TOKYO – Asian shares edged higher while the euro steadied on Tuesday, but prices were capped as investors waited for the U.S. Federal Reserve's policy decision later this week and any progress in U.S. budget talks.
MSCI's broadest index of Asia-Pacific shares outside Japan <.MIAPJ0000PUS> nudged up 0.2 percent. The index has hit successive 16-month highs for the past four sessions.
Australian shares gained 0.4 percent to their highest in nearly two months on a strong resources sector, which was supported by a rise in metals and oil prices and hopes for the Fed to further ease monetary policy.
Hong Kong shares rose 0.4 percent to a 16-month high but Shanghai shares fell 0.5 percent.
"The market continues to trade sideways in an environment where headlines seem to have lost bite.
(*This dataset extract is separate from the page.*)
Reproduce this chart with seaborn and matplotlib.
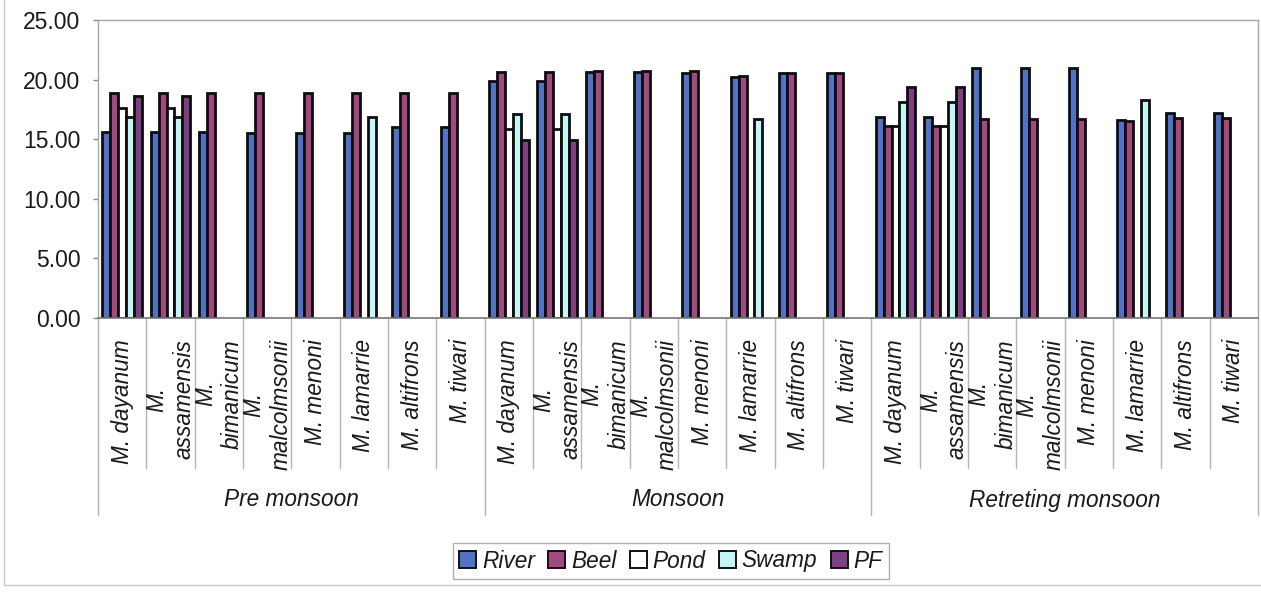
import numpy as np
import pandas as pd
import matplotlib
matplotlib.use("Agg")
import matplotlib.pyplot as plt
from matplotlib.lines import Line2D
from matplotlib.patches import Patch
import seaborn as sns

sns.set_theme(style="white")
plt.rcParams["font.family"] = ["Liberation Sans", "DejaVu Sans"]

seasons = ["Pre monsoon", "Monsoon", "Retreting monsoon"]
species = ["M. dayanum", "M.\nassamensis", "M.\nbimanicum", "M.\nmalcolmsonii",
           "M. menoni", "M. lamarrie", "M. altifrons", "M. tiwari"]
habitats = ["River", "Beel", "Pond", "Swamp", "PF"]
colors = ["#5272c6", "#a04a80", "#ffffff", "#c4f6f8", "#7e3f84"]

nan = np.nan
# one value per season x species, in the order of the lists above
river = [15.63, 15.63, 15.63, 15.55, 15.50, 15.55, 16.05, 16.05,
         19.91, 19.91, 20.60, 20.60, 20.55, 20.19, 20.52, 20.52,
         16.84, 16.84, 21.00, 21.00, 21.00, 16.61, 17.17, 17.17]
beel = [18.85, 18.85, 18.85, 18.85, 18.85, 18.90, 18.90, 18.90,
        20.60, 20.60, 20.72, 20.72, 20.72, 20.30, 20.52, 20.52,
        16.10, 16.10, 16.69, 16.69, 16.69, 16.50, 16.78, 16.78]
pond = [17.59, 17.59, nan, nan, nan, nan, nan, nan,
        15.86, 15.86, nan, nan, nan, nan, nan, nan,
        16.10, 16.10, nan, nan, nan, nan, nan, nan]
swamp = [16.84, 16.84, nan, nan, nan, 16.84, nan, nan,
         17.09, 17.09, nan, nan, nan, 16.69, nan, nan,
         18.09, 18.09, nan, nan, nan, 18.29, nan, nan]
pf = [18.62, 18.62, nan, nan, nan, nan, nan, nan,
      14.93, 14.93, nan, nan, nan, nan, nan, nan,
      19.35, 19.35, nan, nan, nan, nan, nan, nan]

keys = [f"{s}|{sp}" for s in seasons for sp in species]
df = pd.concat([
    pd.DataFrame({"key": keys, "habitat": h, "value": v})
    for h, v in zip(habitats, [river, beel, pond, swamp, pf])
]).dropna()

fig = plt.figure(figsize=(12.61, 5.92), dpi=100)
ax = fig.add_axes([98 / 1261, 1 - 318 / 592, 1160 / 1261, 298 / 592])

sns.barplot(data=df, x="key", y="value", hue="habitat", order=keys,
            hue_order=habitats, palette=colors, width=0.82, gap=0,
            edgecolor="#0d0d0d", linewidth=2.0, saturation=1, ax=ax,
            legend=False)

ax.set_xlim(-0.5, len(keys) - 0.5)
ax.set_ylim(0, 25)
ax.set_yticks([0, 5, 10, 15, 20, 25])
ax.set_yticklabels([f"{t:.2f}" for t in [0, 5, 10, 15, 20, 25]],
                   fontsize=16.5, color="#1a1a1a")
ax.tick_params(axis="y", which="both", left=True, length=3.6, width=1,
               color="#888888", pad=9)
ax.set_xticks([])
ax.set_xlabel("")
ax.set_ylabel("")

for side in ["top", "right", "left"]:
    ax.spines[side].set_color("#a8a8a8")
    ax.spines[side].set_linewidth(1)
ax.spines["bottom"].set_color("#777777")
ax.spines["bottom"].set_linewidth(1.2)

tr = ax.get_xaxis_transform()
sep_color = "#b5b5b5"
n = len(species)
for b in range(len(keys) + 1):
    xb = b - 0.5
    depth = -197 / 298 if b % n == 0 else -150 / 298
    ax.add_line(Line2D([xb, xb], [0, depth], transform=tr, color=sep_color,
                       lw=1, clip_on=False))

# species labels below each cluster; two-line names are laid out line by line
label_top = -21 / 298
line_dx = 0.28
txt_kw = dict(transform=tr, rotation=90, fontsize=16.3, style="italic",
              color="#1a1a1a", clip_on=False)
pending = []
for i, k in enumerate(keys):
    lines = k.split("|")[1].split("\n")
    if len(lines) == 1:
        ax.text(i, label_top, lines[0], rotation_mode="anchor", ha="right",
                va="center", **txt_kw)
    else:
        long_t = ax.text(i + line_dx, label_top, lines[1],
                         rotation_mode="anchor", ha="right", va="center",
                         **txt_kw)
        pending.append((i - line_dx, lines[0], long_t))

fig.canvas.draw()
renderer = fig.canvas.get_renderer()
for x0, first, long_t in pending:
    bb = long_t.get_window_extent(renderer)
    yc_disp = (bb.y0 + bb.y1) / 2
    yc_ax = ax.transAxes.inverted().transform((0, yc_disp))[1]
    ax.text(x0, yc_ax, first, rotation_mode="anchor", ha="center",
            va="center", **txt_kw)

# season labels
for j, s in enumerate(seasons):
    ax.text(j * n + (n - 1) / 2, -182 / 298, s, transform=tr, ha="center",
            va="center", fontsize=16.3, style="italic", color="#1a1a1a",
            clip_on=False)

handles = [Patch(facecolor=c, edgecolor="#111111", linewidth=1.4)
           for c in colors]
leg = fig.legend(handles, habitats, loc="center",
                 bbox_to_anchor=(671 / 1261, 1 - 561 / 592), ncol=5,
                 frameon=True, fancybox=False, handlelength=0.75,
                 handleheight=0.75, handletextpad=0.25, columnspacing=0.6,
                 borderpad=0.3, prop={"size": 16.3, "style": "italic"})
leg.get_frame().set_edgecolor("#9a9a9a")
leg.get_frame().set_linewidth(1)
for t in leg.get_texts():
    t.set_color("#1a1a1a")

# outer chart frame
fig.add_artist(Line2D([4 / 1261, 4 / 1261], [1 - 585 / 592, 1.01],
                      transform=fig.transFigure, color="#c8c8c8", lw=1))
fig.add_artist(Line2D([4 / 1261, 1.01], [1 - 585 / 592, 1 - 585 / 592],
                      transform=fig.transFigure, color="#c8c8c8", lw=1))

fig.savefig("out.png", dpi=100)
Poor liquidity conditions as we approach the end of the year seem to keep portfolios on a tight leash around their benchmarks," said Barclays Capital analysts in a research note.
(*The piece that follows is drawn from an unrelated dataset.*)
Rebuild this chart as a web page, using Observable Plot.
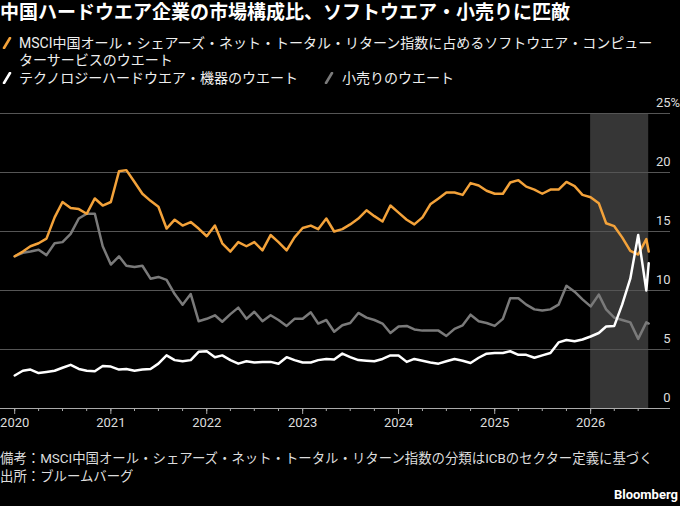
<!DOCTYPE html>
<html><head><meta charset="utf-8">
<script src="https://cdn.jsdelivr.net/npm/d3@7"></script>
<script src="https://cdn.jsdelivr.net/npm/@observablehq/plot@0.6"></script>
<style>
body{margin:0;background:#000;}
#wrap{position:relative;width:680px;height:506px;background:#000;overflow:hidden;font-family:Roboto,"Noto Sans CJK JP",sans-serif;color:#fff;}
.title{position:absolute;left:0;top:0px;font-size:19px;font-weight:bold;line-height:25px;white-space:nowrap;}
.leg{position:absolute;font-size:14px;line-height:18px;white-space:nowrap;color:#eee;}
.ico{position:absolute;}
#chart{position:absolute;left:0;top:90px;}
.foot{position:absolute;left:0;font-size:13.4px;line-height:18px;white-space:nowrap;color:#ddd;}
.brand{position:absolute;right:2px;top:487px;font-size:13px;font-weight:bold;color:#fff;font-family:Roboto,sans-serif;}
</style></head>
<body>
<div id="wrap">
  <div class="title">中国ハードウエア企業の市場構成比、ソフトウエア・小売りに匹敵</div>
  <svg class="ico" style="left:2px;top:37px" width="10" height="12"><line x1="2" y1="11" x2="8" y2="1" stroke="#f3a23a" stroke-width="2.6" stroke-linecap="round"/></svg>
  <div class="leg" style="left:19px;top:34px">MSCI中国オール・シェアーズ・ネット・トータル・リターン指数に占めるソフトウエア・コンピュー</div>
  <div class="leg" style="left:19px;top:51px">ターサービスのウエート</div>
  <svg class="ico" style="left:2px;top:72px" width="10" height="12"><line x1="2" y1="11" x2="8" y2="1" stroke="#ffffff" stroke-width="2.6" stroke-linecap="round"/></svg>
  <div class="leg" style="left:19px;top:69px">テクノロジーハードウエア・機器のウエート</div>
  <svg class="ico" style="left:324px;top:72px" width="10" height="12"><line x1="2" y1="11" x2="8" y2="1" stroke="#7a7a7a" stroke-width="2.6" stroke-linecap="round"/></svg>
  <div class="leg" style="left:342px;top:69px">小売りのウエート</div>
  <div id="chart"></div>
  <div class="foot" style="top:450px">備考：MSCI中国オール・シェアーズ・ネット・トータル・リターン指数の分類はICBのセクター定義に基づく</div>
  <div class="foot" style="top:468px">出所：ブルームバーグ</div>
  <div class="brand">Bloomberg</div>
</div>
<script>
// Monthly observations from Jan 2020, plus a final partial reading
const startMonth = "2020-01-01";
const lastReading = "2026-08-10";
const software = [12.9,13.3,13.75,14.0,14.4,16.2,17.5,17.0,16.9,16.5,
  17.8,17.2,17.5,20.1,20.2,19.2,18.2,17.6,17.1,15.25,
  16.0,15.5,15.8,15.25,14.6,15.5,14.0,13.3,14.1,13.75,
  14.1,13.4,14.7,14.1,13.4,14.5,15.3,15.5,15.2,16.1,
  15.0,15.2,15.6,16.1,16.8,16.3,15.85,17.2,16.6,16.0,
  15.6,16.2,17.3,17.8,18.3,18.3,18.1,19.1,18.9,18.45,
  18.2,18.2,19.15,19.35,18.8,18.55,18.2,18.55,18.55,19.2,
  18.85,18.1,17.9,17.4,15.7,15.45,14.5,13.35,13.05,14.35,13.3];
const hardware = [2.8,3.2,3.3,3.0,3.1,3.2,3.45,3.7,3.35,3.2,
  3.15,3.6,3.55,3.3,3.35,3.2,3.3,3.35,3.8,4.5,
  4.1,4.0,4.1,4.8,4.85,4.35,4.5,4.1,3.8,4.0,
  3.9,3.95,3.95,3.8,4.35,4.1,3.9,3.9,4.1,4.2,
  4.15,4.65,4.35,4.1,4.05,4.0,4.2,4.5,4.5,3.95,
  4.2,4.05,3.9,3.8,4.0,4.2,4.05,3.85,4.3,4.65,
  4.7,4.7,4.85,4.55,4.55,4.3,4.5,4.7,5.6,5.8,
  5.7,5.85,6.1,6.4,6.95,7.0,8.8,11.0,14.7,10.0,12.3];
const retail = [12.9,13.2,13.3,13.45,13.0,14.0,14.1,14.8,16.1,16.5,
  16.5,13.75,12.2,12.9,12.1,12.0,12.1,11.0,11.15,10.9,
  9.7,8.8,9.7,7.4,7.6,7.9,7.35,8.0,8.55,7.6,
  8.2,7.4,7.9,7.5,7.0,7.6,7.6,8.15,7.2,7.5,
  6.5,7.05,7.25,8.1,7.7,7.5,7.2,6.4,6.95,7.0,
  6.7,6.6,6.6,6.6,6.15,6.75,7.05,7.95,7.4,7.25,
  7.0,7.6,9.35,9.35,8.8,8.4,8.3,8.4,8.8,10.4,
  9.9,9.25,8.65,9.65,8.4,7.7,7.5,7.3,5.9,7.3,7.2];
const yTicks = [0,5,10,15,20,25];
const yearTicks = ["2020","2021","2022","2023","2024","2025","2026"];
const shadeStart = "2026-01-01";
const shadeEnd = lastReading;
const xDomain = ["2019-11-08","2026-11-01"];

const colors = {software:"#f3a23a", hardware:"#ffffff", retail:"#7a7a7a"};

const t0 = new Date(startMonth + "T00:00:00Z");
const nMonths = software.length - 1;
const dates = d3.range(nMonths).map(i => d3.utcMonth.offset(t0, i)).concat([new Date(lastReading + "T00:00:00Z")]);
const rows = (arr) => arr.map((v, i) => ({date: dates[i], value: v}));
const toDate = s => new Date(s + "T00:00:00Z");

const years = yearTicks.map(y => toDate(y + "-01-01"));
const quarters = d3.utcMonth.every(3).range(toDate("2020-01-01"), toDate("2026-08-01"));

const chart = Plot.plot({
  width: 680, height: 350,
  marginLeft: 0, marginRight: 10, marginTop: 23, marginBottom: 32,
  x: {type: "utc", domain: xDomain.map(toDate), label: null},
  y: {domain: [0, 25], axis: null, label: null},
  style: {background: "transparent", color: "#ccc", fontFamily: "Roboto, sans-serif", fontSize: "13px"},
  marks: [
    Plot.rect([{a: toDate(shadeStart), b: toDate(shadeEnd)}], {x1: "a", x2: "b", y1: yTicks[0], y2: yTicks[yTicks.length-1], fill: "#363636"}),
    Plot.ruleY(yTicks.slice(1), {stroke: "#555", strokeWidth: 1}),
    Plot.axisX({ticks: quarters, tickSize: 3, tickFormat: () => "", stroke: "#aaa", label: null}),
    Plot.axisX({ticks: years, tickSize: 6, tickPadding: 3, tickFormat: "%Y", stroke: "#aaa", fill: "#ddd", fontSize: 13, label: null}),
    Plot.ruleY([0], {stroke: "#aaa", strokeWidth: 1.2}),
    Plot.text(yTicks, {y: d => d, text: d => String(d), frameAnchor: "right", textAnchor: "end", dy: -11, fill: "#ddd", fontSize: 13}),
    Plot.text([yTicks[yTicks.length-1]], {y: d => d, text: () => "%", frameAnchor: "right", textAnchor: "start", dy: -11, fill: "#ddd", fontSize: 13}),
    Plot.line(rows(retail), {x: "date", y: "value", stroke: colors.retail, strokeWidth: 2.5, strokeLinejoin: "round"}),
    Plot.line(rows(software), {x: "date", y: "value", stroke: colors.software, strokeWidth: 2.5, strokeLinejoin: "round"}),
    Plot.line(rows(hardware), {x: "date", y: "value", stroke: colors.hardware, strokeWidth: 2.5, strokeLinejoin: "round"})
  ]
});
document.getElementById("chart").appendChild(chart);
</script>
</body></html>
Japan's Nikkei share average <.N225> was the region's other laggard, slipping 0.3 percent to around 9,506 as investors became cautious over signs that the market is overbought after a 10 percent rally in the past month and took profit on export-focused firms.
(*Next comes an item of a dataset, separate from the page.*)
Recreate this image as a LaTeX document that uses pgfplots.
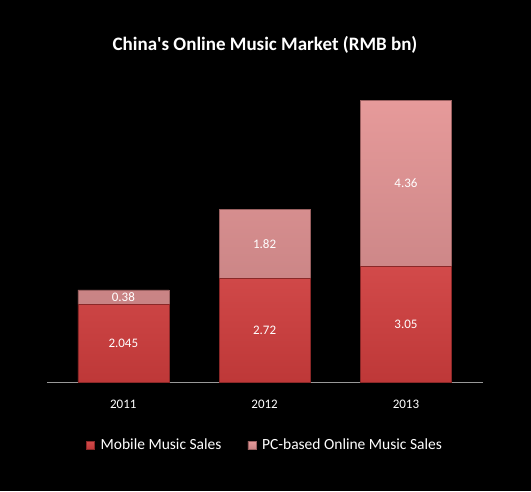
\documentclass[border=0pt]{standalone}
\usepackage{fontspec}
\setmainfont{Carlito}
\usepackage{pgfplots}
\pgfplotsset{compat=1.18}

\definecolor{mobiletop}{HTML}{D24A4A}
\definecolor{mobilebot}{HTML}{BE3838}
\definecolor{mobileedge}{HTML}{8A2828}
\definecolor{pctop}{HTML}{E69A9A}
\definecolor{pcbot}{HTML}{C88384}
\definecolor{pcedge}{HTML}{9A6060}

\pgfplotstableread{
x y label
0 1.0225 2.045
0 2.235 0.38
1 1.36 2.72
1 3.63 1.82
2 1.525 3.05
2 5.23 4.36
}\labels

\begin{document}
\begin{tikzpicture}
\fill[black] (0,0) rectangle (531pt,491pt);
\node[text=white, font=\bfseries\fontsize{19}{23}\selectfont] at (265pt,446pt)
  {China\textquotesingle s Online Music Market (RMB bn)};
\begin{axis}[
    at={(47pt,109pt)}, anchor=south west,
    scale only axis,
    width=436pt, height=304pt,
    ybar stacked,
    bar width=91pt,
    xmin=-0.54, xmax=2.545,
    ymin=0, ymax=8,
    xtick={0,1,2},
    xticklabels={2011,2012,2013},
    axis x line*=bottom,
    axis y line=none,
    x axis line style={-, draw=gray!80, line width=0.8pt},
    xtick style={draw=none},
    x tick label style={text=white, font=\fontsize{13}{15}\selectfont, yshift=-15pt},
    legend style={at={(0.5,-0.208)}, anchor=center, draw=none, fill=black,
        text=white, font=\fontsize{15.5}{18}\selectfont,
        legend columns=2, /tikz/every even column/.append style={column sep=24pt}},
    legend image code/.code={\draw[#1] (0pt,-4pt) rectangle (8pt,4pt); \path (12pt,0pt);},
]
\addplot[top color=mobiletop, bottom color=mobilebot, draw=mobileedge, line width=0.6pt]
  coordinates {(0,2.045) (1,2.72) (2,3.05)};
\addplot[top color=pctop, bottom color=pcbot, draw=pcedge, line width=0.6pt]
  coordinates {(0,0.38) (1,1.82) (2,4.36)};
\legend{Mobile Music Sales, PC-based Online Music Sales}
\end{axis}
\begin{axis}[
    at={(47pt,109pt)}, anchor=south west,
    scale only axis,
    width=436pt, height=304pt,
    xmin=-0.54, xmax=2.545,
    ymin=0, ymax=8,
    hide axis,
]
\addplot[draw=none, mark=none, nodes near coords, point meta=explicit symbolic,
    every node near coord/.style={anchor=center, text=white, font=\fontsize{13}{15}\selectfont}]
  table[x=x, y=y, meta=label] {\labels};
\end{axis}
\end{tikzpicture}
\end{document}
"The 9,500-level is still an important psychological line for both support and resistance purposes," said Yutaka Miura, a senior technical analyst at Mizuho Securities.
U.S. Treasury prices edged higher on Monday on worries about U.S. budget wrangling, Italy's political rumbling and expectations of further monetary easing by the Fed.
At the end of the two-day meeting which begins on Tuesday, the Fed is expected to announce it will buy $45 billion per month of longer-dated Treasuries beginning in January to replace the current Operation Twist program, which expires at the end of December.
Under the program, it sells shorter-dated U.S. government debt and buys longer-dated Treasuries to extend the duration of its balance sheet.
Such views weighed on the dollar and helped to underpin the euro, which traded at $1.2937, off Monday's low of $1.2880.
The dollar firmed 0.1 percent to 82.40 yen as the yen has also been pressured by expectations for more easing from the Bank of Japan, which meets next week.
The euro was also supported as Italian Prime Minister Mario Monti played down market fears over his decision to resign, saying there was no danger of a vacuum ahead of an election in the spring.
"I think people at this point are not sure whether there really will be the risk of Italy not pursuing its fiscal reforms pursued under Monti. So it's hard to really price that news in yet," said Takao Hattori, senior investment strategist at Mitsubishi UFJ Morgan Stanley Securities in Tokyo.
European partners urged the next Italian government on Monday to stick to Monti's reform agenda, after his decision to resign early and Silvio Berlusconi's return to frontline politics rattled financial markets.
Monti had earned market confidence over the past year in indebted Italy, as he spearheaded a reform agenda to rescue the euro zone's third-largest economy from the threat of a Greek-style collapse.
His earlier-than-expected departure raised concerns about the prospects for Italy's fiscal reforms, lifting Italy's benchmark 10-year bond yield up to 4.83 percent, the highest in more than three weeks, while driving Italian shares down more than 2 percent.
Investors also worry about the impact on neighboring Spain, which is struggling with high debt and studying the need for outside help.
Fiscal worries in the United States have also weighed on investor sentiment, limiting their activity as trading winds down towards the year-end holiday season.
Economists have warned that a failure by Congress to avert the "fiscal cliff," some $600 billion of tax hikes and spending cuts scheduled to start in January, could send the U.S. economy back into recession, further weighing on the fragile global economy.
The White House and House of Representatives Speaker John Boehner's office held more negotiations on Monday on ways to break the budget stalemate, but neither side showed any public signs that they were ready to give ground. The talks picked up pace after Boehner met with President Barack Obama on Sunday, raising hopes of progress.
U.S. crude futures were little changed at $85.56 a barrel and Brent eased 0.1 percent to $107.28.
Trading was subdued in Asian credit markets, with the slight rise in stocks helping to narrow the spreads on the iTraxx Asia ex-Japan investment-grade index marginally by 1 basis point.